**What the exercise asks:**
Make an exact copy of the records, with the pictures left out.

## BEGIN Available data

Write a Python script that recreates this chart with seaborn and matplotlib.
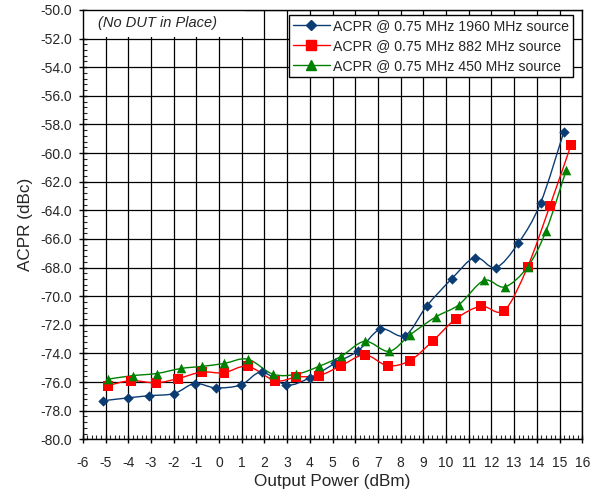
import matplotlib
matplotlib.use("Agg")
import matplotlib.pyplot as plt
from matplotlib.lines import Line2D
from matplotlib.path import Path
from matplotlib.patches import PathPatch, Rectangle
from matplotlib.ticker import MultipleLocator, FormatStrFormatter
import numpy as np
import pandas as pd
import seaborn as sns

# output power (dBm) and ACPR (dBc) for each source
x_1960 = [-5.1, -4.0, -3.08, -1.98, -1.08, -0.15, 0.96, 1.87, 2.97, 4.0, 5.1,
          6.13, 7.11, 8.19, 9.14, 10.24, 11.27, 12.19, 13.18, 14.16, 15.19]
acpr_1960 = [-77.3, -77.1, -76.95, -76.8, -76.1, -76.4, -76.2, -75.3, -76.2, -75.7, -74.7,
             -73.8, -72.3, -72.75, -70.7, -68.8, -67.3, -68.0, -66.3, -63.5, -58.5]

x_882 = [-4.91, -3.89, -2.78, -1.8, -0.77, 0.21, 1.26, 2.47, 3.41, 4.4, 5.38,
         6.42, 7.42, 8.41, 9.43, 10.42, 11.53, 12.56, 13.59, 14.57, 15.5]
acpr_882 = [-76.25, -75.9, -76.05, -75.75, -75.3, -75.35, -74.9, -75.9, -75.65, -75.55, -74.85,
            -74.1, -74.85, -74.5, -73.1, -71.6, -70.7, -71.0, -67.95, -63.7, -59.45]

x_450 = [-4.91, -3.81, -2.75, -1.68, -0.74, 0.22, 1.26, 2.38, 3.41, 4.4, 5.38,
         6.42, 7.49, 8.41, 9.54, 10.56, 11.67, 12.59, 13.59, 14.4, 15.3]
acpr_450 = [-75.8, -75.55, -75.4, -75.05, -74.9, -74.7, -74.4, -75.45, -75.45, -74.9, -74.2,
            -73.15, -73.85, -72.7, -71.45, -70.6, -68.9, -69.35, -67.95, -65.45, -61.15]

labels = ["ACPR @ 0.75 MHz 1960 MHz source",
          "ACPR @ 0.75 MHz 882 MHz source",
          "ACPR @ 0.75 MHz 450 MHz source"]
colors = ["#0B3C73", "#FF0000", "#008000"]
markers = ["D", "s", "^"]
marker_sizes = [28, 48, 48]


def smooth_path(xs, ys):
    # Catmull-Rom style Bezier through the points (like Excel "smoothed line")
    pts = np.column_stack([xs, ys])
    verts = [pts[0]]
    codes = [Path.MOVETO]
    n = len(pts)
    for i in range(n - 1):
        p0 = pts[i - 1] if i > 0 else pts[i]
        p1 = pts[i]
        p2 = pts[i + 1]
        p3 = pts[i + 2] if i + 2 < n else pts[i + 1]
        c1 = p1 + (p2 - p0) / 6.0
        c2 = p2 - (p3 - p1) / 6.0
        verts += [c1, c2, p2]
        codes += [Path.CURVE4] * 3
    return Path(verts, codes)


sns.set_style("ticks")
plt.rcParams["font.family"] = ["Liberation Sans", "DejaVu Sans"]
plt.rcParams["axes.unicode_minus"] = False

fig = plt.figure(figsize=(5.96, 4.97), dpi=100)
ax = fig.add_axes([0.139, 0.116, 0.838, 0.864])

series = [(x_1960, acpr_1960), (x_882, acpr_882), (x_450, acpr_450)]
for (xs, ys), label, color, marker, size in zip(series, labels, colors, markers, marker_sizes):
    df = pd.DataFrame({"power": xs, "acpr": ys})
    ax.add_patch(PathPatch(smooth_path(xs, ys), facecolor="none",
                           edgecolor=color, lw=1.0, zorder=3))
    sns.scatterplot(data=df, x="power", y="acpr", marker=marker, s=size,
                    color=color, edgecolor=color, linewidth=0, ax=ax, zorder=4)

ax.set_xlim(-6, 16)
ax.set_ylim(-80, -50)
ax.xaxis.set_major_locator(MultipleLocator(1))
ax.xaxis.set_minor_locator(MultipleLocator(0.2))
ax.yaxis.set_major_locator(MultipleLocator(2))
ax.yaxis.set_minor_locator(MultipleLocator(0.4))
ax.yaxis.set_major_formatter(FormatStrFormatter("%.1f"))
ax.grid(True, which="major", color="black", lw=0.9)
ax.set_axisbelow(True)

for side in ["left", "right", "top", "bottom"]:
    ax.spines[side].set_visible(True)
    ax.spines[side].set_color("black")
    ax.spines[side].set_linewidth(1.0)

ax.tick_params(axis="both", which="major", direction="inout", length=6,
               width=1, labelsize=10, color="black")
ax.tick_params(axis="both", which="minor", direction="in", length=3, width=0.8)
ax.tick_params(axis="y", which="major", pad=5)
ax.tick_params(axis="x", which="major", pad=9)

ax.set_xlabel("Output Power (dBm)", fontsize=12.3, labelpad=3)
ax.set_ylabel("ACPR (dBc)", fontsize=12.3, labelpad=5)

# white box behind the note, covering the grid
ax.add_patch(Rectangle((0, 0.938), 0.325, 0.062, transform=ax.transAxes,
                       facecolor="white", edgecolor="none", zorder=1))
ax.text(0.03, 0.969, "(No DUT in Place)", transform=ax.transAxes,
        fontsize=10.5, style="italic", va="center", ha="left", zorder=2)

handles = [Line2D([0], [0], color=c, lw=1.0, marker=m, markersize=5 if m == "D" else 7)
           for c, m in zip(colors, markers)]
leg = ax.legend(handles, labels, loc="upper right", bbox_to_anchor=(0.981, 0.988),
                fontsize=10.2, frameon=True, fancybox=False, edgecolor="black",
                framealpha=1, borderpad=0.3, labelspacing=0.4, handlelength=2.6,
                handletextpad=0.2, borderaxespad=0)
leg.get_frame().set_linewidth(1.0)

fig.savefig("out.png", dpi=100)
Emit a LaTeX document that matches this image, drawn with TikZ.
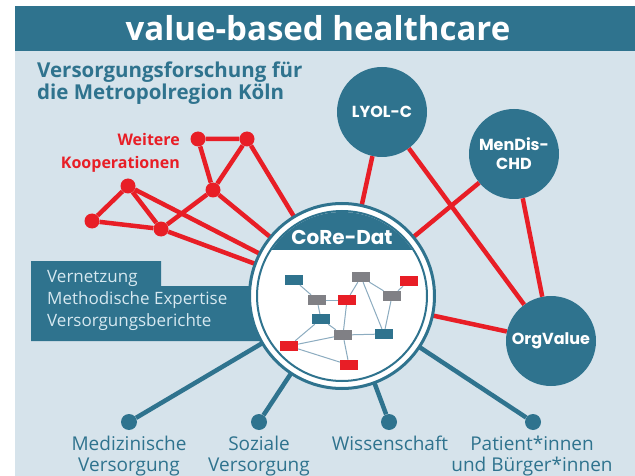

## END Available data

**The solution:**
Write a Python script that recreates this chart with seaborn and matplotlib.
import matplotlib
matplotlib.use("Agg")
import matplotlib.pyplot as plt
from matplotlib.lines import Line2D
from matplotlib.path import Path
from matplotlib.patches import PathPatch, Rectangle
from matplotlib.ticker import MultipleLocator, FormatStrFormatter
import numpy as np
import pandas as pd
import seaborn as sns

# output power (dBm) and ACPR (dBc) for each source
x_1960 = [-5.1, -4.0, -3.08, -1.98, -1.08, -0.15, 0.96, 1.87, 2.97, 4.0, 5.1,
          6.13, 7.11, 8.19, 9.14, 10.24, 11.27, 12.19, 13.18, 14.16, 15.19]
acpr_1960 = [-77.3, -77.1, -76.95, -76.8, -76.1, -76.4, -76.2, -75.3, -76.2, -75.7, -74.7,
             -73.8, -72.3, -72.75, -70.7, -68.8, -67.3, -68.0, -66.3, -63.5, -58.5]

x_882 = [-4.91, -3.89, -2.78, -1.8, -0.77, 0.21, 1.26, 2.47, 3.41, 4.4, 5.38,
         6.42, 7.42, 8.41, 9.43, 10.42, 11.53, 12.56, 13.59, 14.57, 15.5]
acpr_882 = [-76.25, -75.9, -76.05, -75.75, -75.3, -75.35, -74.9, -75.9, -75.65, -75.55, -74.85,
            -74.1, -74.85, -74.5, -73.1, -71.6, -70.7, -71.0, -67.95, -63.7, -59.45]

x_450 = [-4.91, -3.81, -2.75, -1.68, -0.74, 0.22, 1.26, 2.38, 3.41, 4.4, 5.38,
         6.42, 7.49, 8.41, 9.54, 10.56, 11.67, 12.59, 13.59, 14.4, 15.3]
acpr_450 = [-75.8, -75.55, -75.4, -75.05, -74.9, -74.7, -74.4, -75.45, -75.45, -74.9, -74.2,
            -73.15, -73.85, -72.7, -71.45, -70.6, -68.9, -69.35, -67.95, -65.45, -61.15]

labels = ["ACPR @ 0.75 MHz 1960 MHz source",
          "ACPR @ 0.75 MHz 882 MHz source",
          "ACPR @ 0.75 MHz 450 MHz source"]
colors = ["#0B3C73", "#FF0000", "#008000"]
markers = ["D", "s", "^"]
marker_sizes = [28, 48, 48]


def smooth_path(xs, ys):
    # Catmull-Rom style Bezier through the points (like Excel "smoothed line")
    pts = np.column_stack([xs, ys])
    verts = [pts[0]]
    codes = [Path.MOVETO]
    n = len(pts)
    for i in range(n - 1):
        p0 = pts[i - 1] if i > 0 else pts[i]
        p1 = pts[i]
        p2 = pts[i + 1]
        p3 = pts[i + 2] if i + 2 < n else pts[i + 1]
        c1 = p1 + (p2 - p0) / 6.0
        c2 = p2 - (p3 - p1) / 6.0
        verts += [c1, c2, p2]
        codes += [Path.CURVE4] * 3
    return Path(verts, codes)


sns.set_style("ticks")
plt.rcParams["font.family"] = ["Liberation Sans", "DejaVu Sans"]
plt.rcParams["axes.unicode_minus"] = False

fig = plt.figure(figsize=(5.96, 4.97), dpi=100)
ax = fig.add_axes([0.139, 0.116, 0.838, 0.864])

series = [(x_1960, acpr_1960), (x_882, acpr_882), (x_450, acpr_450)]
for (xs, ys), label, color, marker, size in zip(series, labels, colors, markers, marker_sizes):
    df = pd.DataFrame({"power": xs, "acpr": ys})
    ax.add_patch(PathPatch(smooth_path(xs, ys), facecolor="none",
                           edgecolor=color, lw=1.0, zorder=3))
    sns.scatterplot(data=df, x="power", y="acpr", marker=marker, s=size,
                    color=color, edgecolor=color, linewidth=0, ax=ax, zorder=4)

ax.set_xlim(-6, 16)
ax.set_ylim(-80, -50)
ax.xaxis.set_major_locator(MultipleLocator(1))
ax.xaxis.set_minor_locator(MultipleLocator(0.2))
ax.yaxis.set_major_locator(MultipleLocator(2))
ax.yaxis.set_minor_locator(MultipleLocator(0.4))
ax.yaxis.set_major_formatter(FormatStrFormatter("%.1f"))
ax.grid(True, which="major", color="black", lw=0.9)
ax.set_axisbelow(True)

for side in ["left", "right", "top", "bottom"]:
    ax.spines[side].set_visible(True)
    ax.spines[side].set_color("black")
    ax.spines[side].set_linewidth(1.0)

ax.tick_params(axis="both", which="major", direction="inout", length=6,
               width=1, labelsize=10, color="black")
ax.tick_params(axis="both", which="minor", direction="in", length=3, width=0.8)
ax.tick_params(axis="y", which="major", pad=5)
ax.tick_params(axis="x", which="major", pad=9)

ax.set_xlabel("Output Power (dBm)", fontsize=12.3, labelpad=3)
ax.set_ylabel("ACPR (dBc)", fontsize=12.3, labelpad=5)

# white box behind the note, covering the grid
ax.add_patch(Rectangle((0, 0.938), 0.325, 0.062, transform=ax.transAxes,
                       facecolor="white", edgecolor="none", zorder=1))
ax.text(0.03, 0.969, "(No DUT in Place)", transform=ax.transAxes,
        fontsize=10.5, style="italic", va="center", ha="left", zorder=2)

handles = [Line2D([0], [0], color=c, lw=1.0, marker=m, markersize=5 if m == "D" else 7)
           for c, m in zip(colors, markers)]
leg = ax.legend(handles, labels, loc="upper right", bbox_to_anchor=(0.981, 0.988),
                fontsize=10.2, frameon=True, fancybox=False, edgecolor="black",
                framealpha=1, borderpad=0.3, labelspacing=0.4, handlelength=2.6,
                handletextpad=0.2, borderaxespad=0)
leg.get_frame().set_linewidth(1.0)

fig.savefig("out.png", dpi=100)
Emit a LaTeX document that matches this image, drawn with TikZ.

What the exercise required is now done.